• _TASK GOAL_
Each line below must be set down exactly; omit any image you find.

• _INFORMATION PROVIDED_
• • • •

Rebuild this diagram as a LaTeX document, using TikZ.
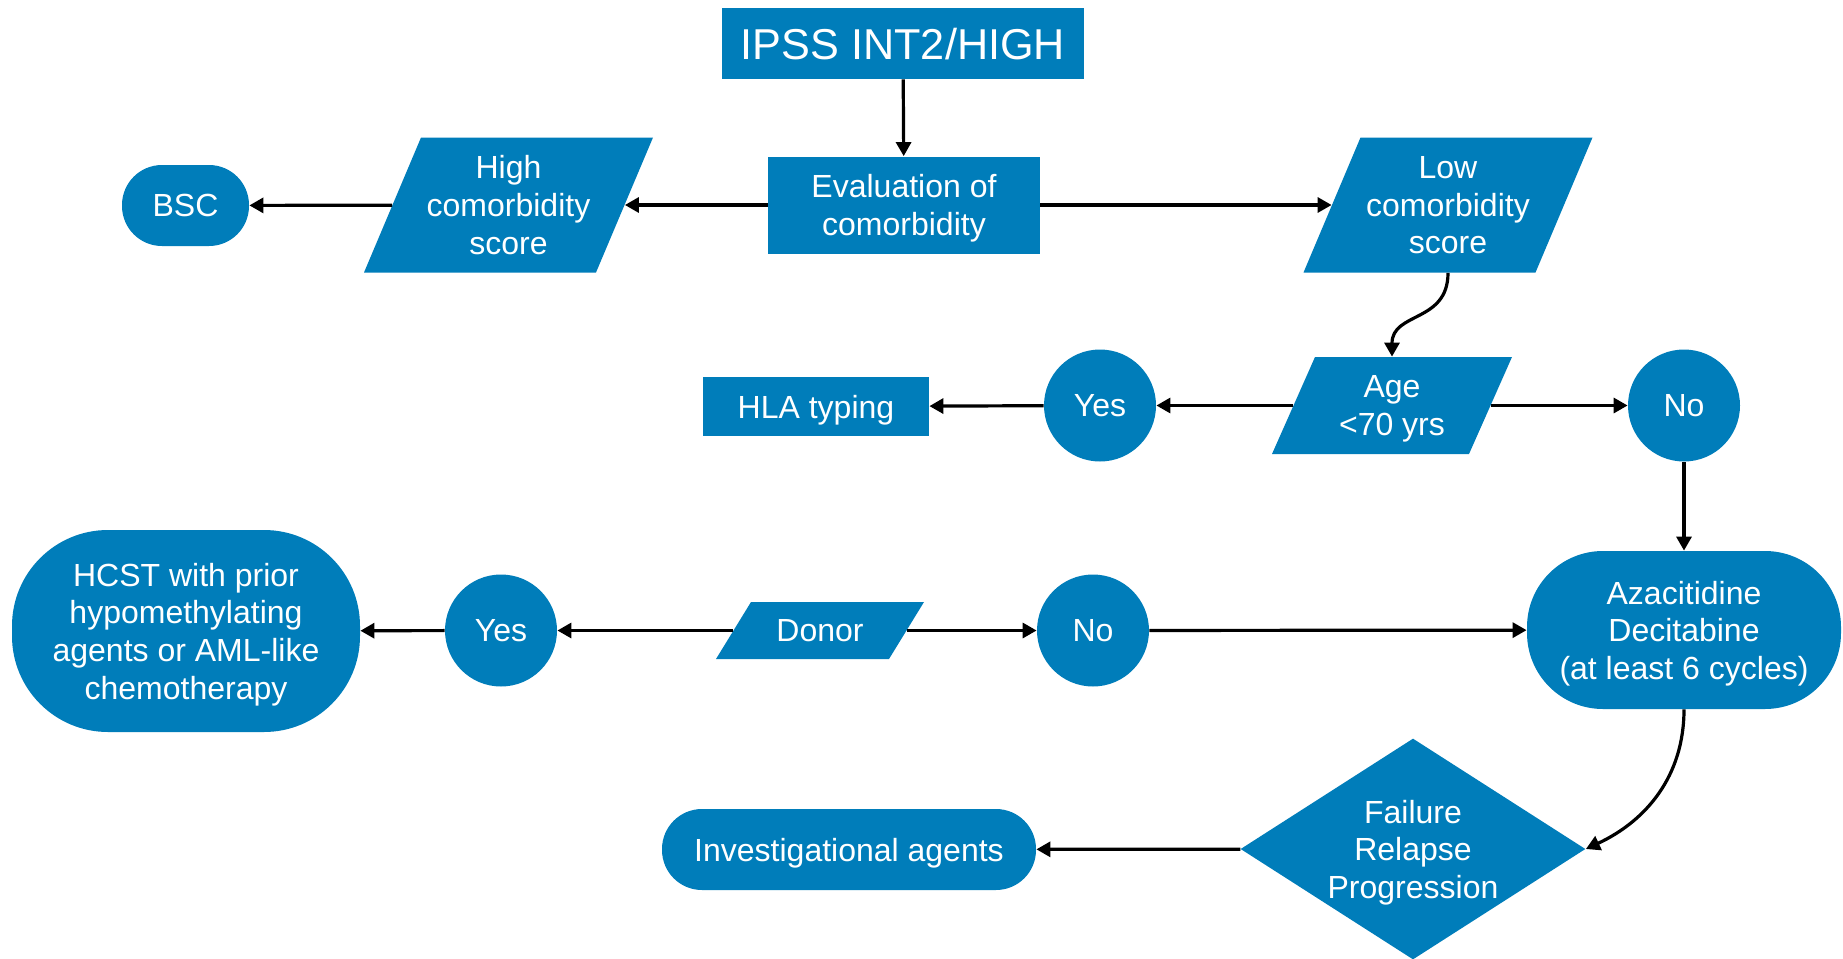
\documentclass[tikz,border=0pt]{standalone}
\usepackage{fontspec}
\setmainfont{Liberation Sans}
\usetikzlibrary{shapes.geometric,shapes.misc,arrows.meta,backgrounds}
\definecolor{mdsblue}{RGB}{0,125,186}
% #1 node name, #2 half total width, #3 half height, #4 half width minus slant offset (all in px units)
\newcommand\parafill[4]{%
  \fill[mdsblue] ([shift={(-#2,#3)}]#1.center) -- ([shift={(-#4,-#3)}]#1.center)
    -- ([shift={(#2,-#3)}]#1.center) -- ([shift={(#4,#3)}]#1.center) -- cycle;}
\begin{document}
\begin{tikzpicture}[x=0.5pt,y=-0.5pt,
  txt/.style={text=white,font=\fontsize{16}{18.8}\selectfont,align=center,inner sep=0pt,text depth=0pt},
  box/.style={txt,fill=mdsblue},
  rectbox/.style={box,rectangle},
  roundbox/.style={box,rectangle,rounded corners=#1},
  paratext/.style={txt,rectangle},
  circbox/.style={box,circle,minimum size=56pt},
  conn/.style={line width=1.6pt,-{Triangle[length=7pt,width=7.5pt]}}]
\useasboundingbox (0,0) rectangle (1843,959);

\node[rectbox,minimum width=181pt,minimum height=35.5pt,font=\fontsize{21.6}{26}\selectfont] (ipss) at (903,43.5) {IPSS INT2/HIGH};
\node[rectbox,minimum width=136pt,minimum height=48.5pt] (eval) at (904,205) {Evaluation of\\comorbidity};
\node[paratext,minimum width=116pt,minimum height=67.5pt] (high) at (508.5,205) {High\\comorbidity\\score};
\node[roundbox=20pt,minimum width=63.5pt,minimum height=40.5pt] (bsc) at (185.5,205.5) {BSC};
\node[paratext,minimum width=116pt,minimum height=67.5pt] (low) at (1448,205) {Low\\comorbidity\\score};
\node[paratext,minimum width=98.5pt,minimum height=48.5pt] (age) at (1392,405.5) {Age\\{<}70 yrs};
\node[circbox] (yes1) at (1100,405.5) {Yes};
\node[circbox] (no1) at (1684,405.5) {No};
\node[rectbox,minimum width=113pt,minimum height=29.5pt] (hla) at (816,406.5) {HLA typing};
\node[roundbox=38pt,minimum width=157pt,minimum height=79pt] (aza) at (1684,630) {Azacitidine\\Decitabine\\(at least 6 cycles)};
\node[circbox] (no2) at (1093,630.5) {No};
\node[paratext,minimum width=86.5pt,minimum height=28.5pt] (donor) at (820,630.5) {Donor};
\node[circbox] (yes2) at (501,630.5) {Yes};
\node[roundbox=48pt,minimum width=174pt,minimum height=101pt] (hcst) at (186,631) {HCST with prior\\hypomethylating\\agents or AML-like\\chemotherapy};
\node[box,diamond,aspect=1.56,minimum width=172.5pt,minimum height=110.5pt] (fail) at (1413,849) {Failure\\Relapse\\Progression};
\node[roundbox=20pt,minimum width=187pt,minimum height=40.5pt] (inv) at (849,849.5) {Investigational agents};

\begin{scope}[on background layer]
  \parafill{high}{144.5}{67.5}{87.5}
  \parafill{low}{144.5}{67.5}{87.5}
  \parafill{age}{120}{48.5}{77}
  \parafill{donor}{104}{28.5}{69}
\end{scope}

\draw[conn] (ipss) -- (eval);
\draw[conn] (eval) -- (high);
\draw[conn] (high) -- (bsc);
\draw[conn] (eval) -- (low);
\draw[conn] (low.south) .. controls +(0,50) and +(0,-45) .. (age.north);
\draw[conn] (age) -- (yes1);
\draw[conn] (yes1) -- (hla);
\draw[conn] (age) -- (no1);
\draw[conn] (no1) -- (aza);
\draw[conn] (donor) -- (yes2);
\draw[conn] (yes2) -- (hcst);
\draw[conn] (donor) -- (no2);
\draw[conn] (no2) -- (aza);
\draw[conn] (aza.south) to[out=-90,in=25] (fail.east);
\draw[conn] (fail) -- (inv);
\end{tikzpicture}
\end{document}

• • • •

• _PROBLEM SOLUTION_
Rebuild this diagram as a LaTeX document, using TikZ.
\documentclass[tikz,border=0pt]{standalone}
\usepackage{fontspec}
\setmainfont{Liberation Sans}
\usetikzlibrary{shapes.geometric,shapes.misc,arrows.meta,backgrounds}
\definecolor{mdsblue}{RGB}{0,125,186}
% #1 node name, #2 half total width, #3 half height, #4 half width minus slant offset (all in px units)
\newcommand\parafill[4]{%
  \fill[mdsblue] ([shift={(-#2,#3)}]#1.center) -- ([shift={(-#4,-#3)}]#1.center)
    -- ([shift={(#2,-#3)}]#1.center) -- ([shift={(#4,#3)}]#1.center) -- cycle;}
\begin{document}
\begin{tikzpicture}[x=0.5pt,y=-0.5pt,
  txt/.style={text=white,font=\fontsize{16}{18.8}\selectfont,align=center,inner sep=0pt,text depth=0pt},
  box/.style={txt,fill=mdsblue},
  rectbox/.style={box,rectangle},
  roundbox/.style={box,rectangle,rounded corners=#1},
  paratext/.style={txt,rectangle},
  circbox/.style={box,circle,minimum size=56pt},
  conn/.style={line width=1.6pt,-{Triangle[length=7pt,width=7.5pt]}}]
\useasboundingbox (0,0) rectangle (1843,959);

\node[rectbox,minimum width=181pt,minimum height=35.5pt,font=\fontsize{21.6}{26}\selectfont] (ipss) at (903,43.5) {IPSS INT2/HIGH};
\node[rectbox,minimum width=136pt,minimum height=48.5pt] (eval) at (904,205) {Evaluation of\\comorbidity};
\node[paratext,minimum width=116pt,minimum height=67.5pt] (high) at (508.5,205) {High\\comorbidity\\score};
\node[roundbox=20pt,minimum width=63.5pt,minimum height=40.5pt] (bsc) at (185.5,205.5) {BSC};
\node[paratext,minimum width=116pt,minimum height=67.5pt] (low) at (1448,205) {Low\\comorbidity\\score};
\node[paratext,minimum width=98.5pt,minimum height=48.5pt] (age) at (1392,405.5) {Age\\{<}70 yrs};
\node[circbox] (yes1) at (1100,405.5) {Yes};
\node[circbox] (no1) at (1684,405.5) {No};
\node[rectbox,minimum width=113pt,minimum height=29.5pt] (hla) at (816,406.5) {HLA typing};
\node[roundbox=38pt,minimum width=157pt,minimum height=79pt] (aza) at (1684,630) {Azacitidine\\Decitabine\\(at least 6 cycles)};
\node[circbox] (no2) at (1093,630.5) {No};
\node[paratext,minimum width=86.5pt,minimum height=28.5pt] (donor) at (820,630.5) {Donor};
\node[circbox] (yes2) at (501,630.5) {Yes};
\node[roundbox=48pt,minimum width=174pt,minimum height=101pt] (hcst) at (186,631) {HCST with prior\\hypomethylating\\agents or AML-like\\chemotherapy};
\node[box,diamond,aspect=1.56,minimum width=172.5pt,minimum height=110.5pt] (fail) at (1413,849) {Failure\\Relapse\\Progression};
\node[roundbox=20pt,minimum width=187pt,minimum height=40.5pt] (inv) at (849,849.5) {Investigational agents};

\begin{scope}[on background layer]
  \parafill{high}{144.5}{67.5}{87.5}
  \parafill{low}{144.5}{67.5}{87.5}
  \parafill{age}{120}{48.5}{77}
  \parafill{donor}{104}{28.5}{69}
\end{scope}

\draw[conn] (ipss) -- (eval);
\draw[conn] (eval) -- (high);
\draw[conn] (high) -- (bsc);
\draw[conn] (eval) -- (low);
\draw[conn] (low.south) .. controls +(0,50) and +(0,-45) .. (age.north);
\draw[conn] (age) -- (yes1);
\draw[conn] (yes1) -- (hla);
\draw[conn] (age) -- (no1);
\draw[conn] (no1) -- (aza);
\draw[conn] (donor) -- (yes2);
\draw[conn] (yes2) -- (hcst);
\draw[conn] (donor) -- (no2);
\draw[conn] (no2) -- (aza);
\draw[conn] (aza.south) to[out=-90,in=25] (fail.east);
\draw[conn] (fail) -- (inv);
\end{tikzpicture}
\end{document}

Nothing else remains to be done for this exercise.